Mormons are not taught to believe what traditional Christianity teaches about the Trinity. Mormons are taught that there are three entirely separate persons, not three persons in one. For Mormons, they are: God the Father (identified as 'Elohim' in the Bible), Jesus Christ, and the Holy Spirit.
They are not "one" in any fashion and there is no Trinity as defined in orthodox Christianity.
Christianity and the Trinity
According to orthodox Christianity, God is three persons in one: the Father, the Son, and the Holy Ghost. In some mysterious way, God is simultaneously three persons and one person — three completely separate persons who somehow share a single substance.
It's arguably not "strange" to reject such a bizarre concept, but what is arguably quite "strange" is rejecting a concept that lies at the heart of Christianity while also calling yourself a Christian. It's true that there was some debate about the validity of the Trinity and nature of Jesus in the earliest days of Christianity, but those debates were settled very early on.
Mormon Texts on the Trinity
Some of Joseph Smith's earliest writings appear to accept the traditional Christian doctrine of the Trinity, but that acceptance disappears over time. Eventually, he comes to repudiate the concept of the Trinity completely.
The book History of The Church of Jesus Christ of Latter-day Saints records Joseph Smith saying the following in a sermon on June 16, 1844:
"Many men say there is one God; the Father, the Son and the Holy Ghost are only one God! I say that is a strange God anyhow--three in one, and one in three! It is a curious organization. ...
All are to be crammed into one God, according to sectarianism. It would make the biggest God in all the world. He would be a wonderfully big God--he would be a giant or a monster."
This rejection of the traditional Christian doctrine of the Trinity is not limited to the earliest days of Mormonism; on the contrary, it continues today. Dr. Stephen Robinson writes in his book Are Mormons Christians?:
"If by “the doctrine of the Trinity” one means the doctrine formulated by the councils of Nicaea and Chalcedon and elaborated upon by subsequent theologians and councils—that God is three coequal persons in one substance and essence—then Latter-day Saints do not believe it."
Bruce McConkie writes:
"Three separate personages—Father, Son, and Holy Ghost— comprise the Godhead. As each of these persons is a God, it is evident, from this standpoint alone, that a plurality of Gods exists."
Critics of Mormonism often say that instead of orthodox Christian Trinitarianism, Mormons have adopted a tritheism — a type of polytheism consisting of three gods, as opposed to monotheism which is a theism of one god. This is because each member of the Mormon Godhead is not merely a separate person like in the Trinity, but also independent of each other, as is the case when you have separate gods.
There is no particular basis for tritheism in the Bible and at no point in the early development of Christianity was there ever any consideration given to this position. However, Mormons are also taught that the Bible has become corrupted and filled with errors. Joseph Smith was instructed by God to "restore" true Christianity through the divine revelations that Smith as receiving.
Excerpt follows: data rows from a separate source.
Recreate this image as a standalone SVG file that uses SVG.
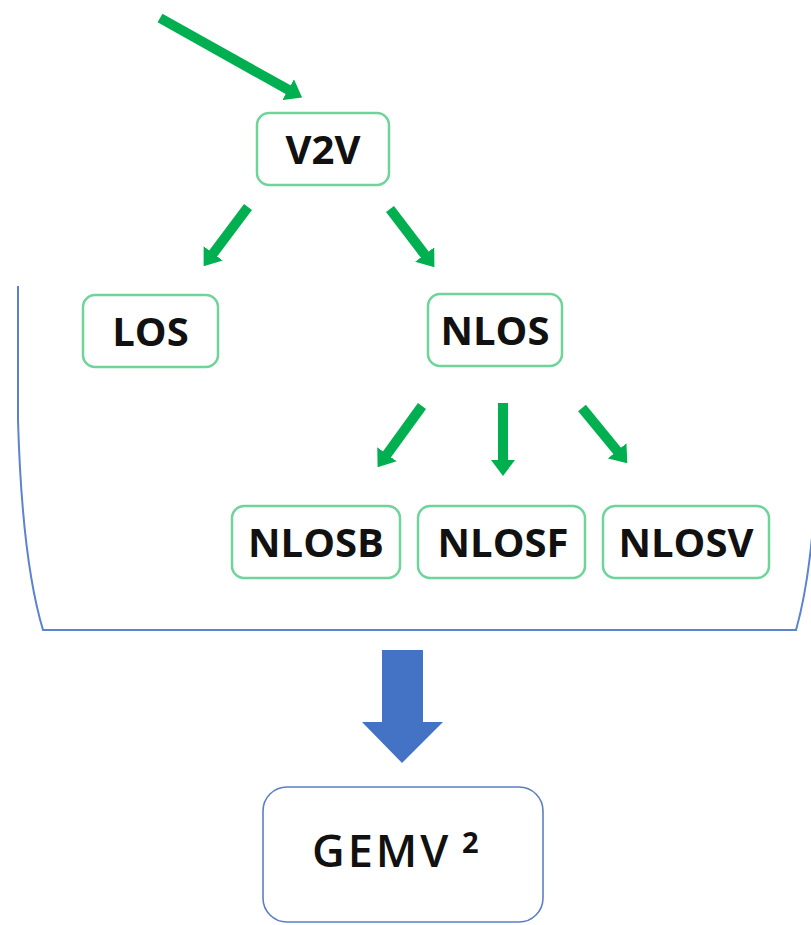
<svg xmlns="http://www.w3.org/2000/svg" width="811" height="925" viewBox="0 0 811 925">
  <style>
    .node rect { fill: #ffffff; stroke: #6fd49a; stroke-width: 2.5; }
    .node text { font-family: "Open Sans", "Liberation Sans", sans-serif; font-weight: bold; font-size: 40px; fill: #111111; text-anchor: middle; }
    .link { stroke: #00b050; stroke-width: 10; fill: none; stroke-linecap: butt; }
    .bracket { fill: none; stroke: #5b83cf; stroke-width: 2; }
    .result rect { fill: #ffffff; stroke: #5b7fc4; stroke-width: 1.6; }
    .result text { font-family: "Open Sans", "Liberation Sans", sans-serif; fill: #111111; }
  </style>
  <defs>
    <marker id="head" markerUnits="userSpaceOnUse" viewBox="0 0 16 24" markerWidth="16" markerHeight="24" refX="1" refY="12" orient="auto">
      <path d="M0,0 L16,12 L0,24 Z" fill="#00b050"/>
    </marker>
  </defs>

  <rect width="811" height="925" fill="#ffffff"/>

  <!-- grouping bracket around the sub-classes -->
  <path class="bracket" d="M18,286 L18,420 Q22,560 43,630 L796,630 Q816,560 818,420"/>

  <!-- connectors -->
  <g id="connectors">
    <line class="link" x1="160" y1="18" x2="289" y2="90.2" marker-end="url(#head)"/>
    <line class="link" x1="248" y1="207" x2="212.6" y2="254.2" marker-end="url(#head)"/>
    <line class="link" x1="390" y1="209" x2="425.3" y2="255.3" marker-end="url(#head)"/>
    <line class="link" x1="422" y1="406" x2="386.4" y2="455.1" marker-end="url(#head)"/>
    <line class="link" x1="503" y1="403" x2="503" y2="461" marker-end="url(#head)"/>
    <line class="link" x1="582" y1="408" x2="617.8" y2="451.6" marker-end="url(#head)"/>
    <!-- block arrow into the model -->
    <polygon points="382,650 423,650 423,722 443,722 402,763 362,722 382,722" fill="#4472c4"/>
  </g>

  <g id="v2v" class="node">
    <rect x="257" y="113" width="132" height="72" rx="12"/>
    <text x="323" y="164">V2V</text>
  </g>
  <g id="los" class="node">
    <rect x="83" y="295" width="135" height="72" rx="12"/>
    <text x="150.5" y="346">LOS</text>
  </g>
  <g id="nlos" class="node">
    <rect x="428" y="294" width="134" height="72" rx="12"/>
    <text x="495" y="345">NLOS</text>
  </g>
  <g id="nlosb" class="node">
    <rect x="232" y="506" width="168" height="72" rx="12"/>
    <text x="316" y="557">NLOSB</text>
  </g>
  <g id="nlosf" class="node">
    <rect x="418" y="506" width="167" height="72" rx="12"/>
    <text x="503" y="557">NLOSF</text>
  </g>
  <g id="nlosv" class="node">
    <rect x="603" y="506" width="166" height="72" rx="12"/>
    <text x="686" y="557">NLOSV</text>
  </g>

  <g id="gemv2" class="result">
    <rect x="263" y="787" width="280" height="135" rx="24"/>
    <text x="312" y="867" font-size="45" font-weight="600" letter-spacing="3">GEMV</text>
    <text x="462" y="853" font-size="29" font-weight="bold">2</text>
  </g>
</svg>
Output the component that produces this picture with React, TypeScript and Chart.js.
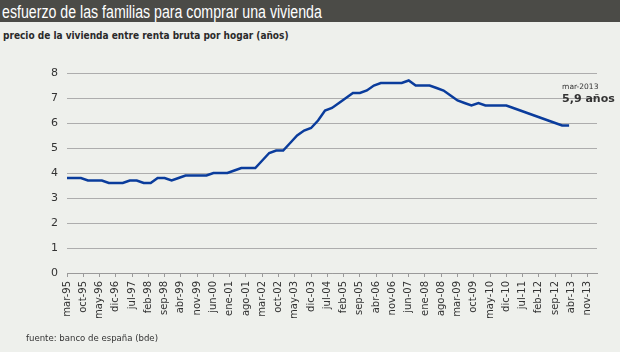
import React, { useEffect, useRef } from "react";
import { Chart, registerables } from "chart.js";

Chart.register(...registerables);

const chartTitle = "esfuerzo de las familias para comprar una vivienda";
const chartSubtitle = "precio de la vivienda entre renta bruta por hogar (años)";
const sourceText = "fuente: banco de españa (bde)";
const annotationDate = "mar-2013";
const annotationValue = "5,9 años";

// x axis: months counted from mar-95; one tick label every 7 months
const monthsPerTick = 7;
const axisMonths = 228; // mar-95 .. mar-14
const xTickLabels = [
  "mar-95", "oct-95", "may-96", "dic-96", "jul-97", "feb-98", "sep-98", "abr-99",
  "nov-99", "jun-00", "ene-01", "ago-01", "mar-02", "oct-02", "may-03", "dic-03",
  "jul-04", "feb-05", "sep-05", "abr-06", "nov-06", "jun-07", "ene-08", "ago-08",
  "mar-09", "oct-09", "may-10", "dic-10", "jul-11", "feb-12", "sep-12", "abr-13",
  "nov-13",
];

// quarterly observations, mar-95 .. mar-13 (3 months apart)
const monthsPerObservation = 3;
const values = [
  3.8, 3.8, 3.8, 3.7, 3.7, 3.7, 3.6, 3.6, 3.6, 3.7,
  3.7, 3.6, 3.6, 3.8, 3.8, 3.7, 3.8, 3.9, 3.9, 3.9,
  3.9, 4.0, 4.0, 4.0, 4.1, 4.2, 4.2, 4.2, 4.5, 4.8,
  4.9, 4.9, 5.2, 5.5, 5.7, 5.8, 6.1, 6.5, 6.6, 6.8,
  7.0, 7.2, 7.2, 7.3, 7.5, 7.6, 7.6, 7.6, 7.6, 7.7,
  7.5, 7.5, 7.5, 7.4, 7.3, 7.1, 6.9, 6.8, 6.7, 6.8,
  6.7, 6.7, 6.7, 6.7, 6.6, 6.5, 6.4, 6.3, 6.2, 6.1,
  6.0, 5.9, 5.9,
];

const yMin = 0;
const yMax = 8;

const annotationPlugin = {
  id: "lastValueLabel",
  afterDatasetsDraw(chart: any) {
    const meta = chart.getDatasetMeta(0);
    const pt = meta.data[meta.data.length - 1];
    if (!pt) return;
    const ctx = chart.ctx;
    ctx.save();
    ctx.fillStyle = "#333333";
    ctx.textAlign = "left";
    ctx.textBaseline = "alphabetic";
    ctx.font = "7.5px 'DejaVu Sans'";
    ctx.fillText(annotationDate, pt.x - 7, pt.y - 37);
    ctx.font = "bold 11px 'DejaVu Sans'";
    ctx.fillText(annotationValue, pt.x - 7, pt.y - 24);
    ctx.restore();
  },
};

function LineChart() {
  const ref = useRef<HTMLCanvasElement | null>(null);
  useEffect(() => {
    if (!ref.current) return;
    const chart = new Chart(ref.current, {
      type: "line",
      data: {
        datasets: [
          {
            data: values.map((v, i) => ({ x: i * monthsPerObservation, y: v })),
            borderColor: "#0a3c9c",
            borderWidth: 2.5,
            pointRadius: 0,
            tension: 0,
            fill: false,
          },
        ],
      },
      options: {
        animation: false,
        responsive: false,
        maintainAspectRatio: false,
        layout: { padding: { top: 73, right: 23, bottom: 29, left: 0 } },
        plugins: {
          legend: { display: false },
          tooltip: { enabled: false },
        },
        scales: {
          x: {
            type: "linear",
            min: 0,
            max: axisMonths,
            afterFit: (s: any) => {
              s.height = 50;
            },
            ticks: {
              stepSize: monthsPerTick,
              includeBounds: false,
              autoSkip: false,
              minRotation: 90,
              maxRotation: 90,
              padding: 4,
              color: "#333333",
              font: { family: "'DejaVu Sans'", size: 10 },
              callback: (v: any) => {
                const idx = Math.round(Number(v) / monthsPerTick);
                return xTickLabels[idx] ?? "";
              },
            },
            grid: {
              drawOnChartArea: false,
              drawTicks: true,
              tickLength: 4,
              color: "#9a9a9a",
            },
            border: { display: true, color: "#9a9a9a" },
          },
          y: {
            min: yMin,
            max: yMax,
            afterFit: (s: any) => {
              s.width = 67;
            },
            ticks: {
              stepSize: 1,
              padding: 9,
              color: "#333333",
              font: { family: "'DejaVu Sans'", size: 11 },
            },
            grid: { color: "#adadad", drawTicks: false },
            border: { display: false },
          },
        },
      },
      plugins: [annotationPlugin],
    });
    return () => chart.destroy();
  }, []);
  return (
    <canvas
      ref={ref}
      width={620}
      height={352}
      style={{ position: "absolute", left: 0, top: 0, width: 620, height: 352 }}
    />
  );
}

export default function App() {
  return (
    <div
      style={{
        position: "absolute",
        left: 0,
        top: 0,
        width: 620,
        height: 352,
        background: "#eef0ec",
        overflow: "hidden",
      }}
    >
      <div
        style={{
          position: "absolute",
          left: 0,
          top: 0,
          width: 620,
          height: 22,
          background: "#4b4b47",
        }}
      />
      <div
        style={{
          position: "absolute",
          left: 2,
          top: 1,
          lineHeight: "22px",
          fontFamily: "'Liberation Sans', sans-serif",
          fontSize: 17.5,
          color: "#ffffff",
          whiteSpace: "nowrap",
          transform: "scaleX(0.81)",
          transformOrigin: "0 0",
        }}
      >
        {chartTitle}
      </div>
      <div
        style={{
          position: "absolute",
          left: 3,
          top: 29,
          lineHeight: "13px",
          fontFamily: "'DejaVu Sans Condensed', 'Liberation Sans', sans-serif",
          fontWeight: "bold",
          fontSize: 10,
          color: "#2a2a2a",
          whiteSpace: "nowrap",
        }}
      >
        {chartSubtitle}
      </div>
      <LineChart />
      <div
        style={{
          position: "absolute",
          left: 26,
          top: 332,
          lineHeight: "11px",
          fontFamily: "'DejaVu Sans Condensed', 'Liberation Sans', sans-serif",
          fontSize: 9.5,
          color: "#333333",
          whiteSpace: "nowrap",
        }}
      >
        {sourceText}
      </div>
    </div>
  );
}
As Dr. Stephen Robinson explains:
"If the Father did not exist, neither the Son nor the Holy Ghost would be God, for their divinity comes through their relationship with the Father. ...
We believe this not because it is the clear teaching of the Bible but because it was the personal experience of the prophet Joseph Smith in his first vision and because the information is further clarified for us in modern revelation."
Denial of the doctrine of the Trinity and asserting that Jesus, the Holy Spirit, and God are all completely separate and fully independent is not something that Mormons typically talk about with non-Mormons. Rejection of such a center Christian doctrine would immediately cause many people to deny that Mormons are genuinely Christians, a debate Mormons would prefer to avoid. This is why prominent Mormons, especially politicians like Mitt Romney, keep quiet about such things when discussing their beliefs.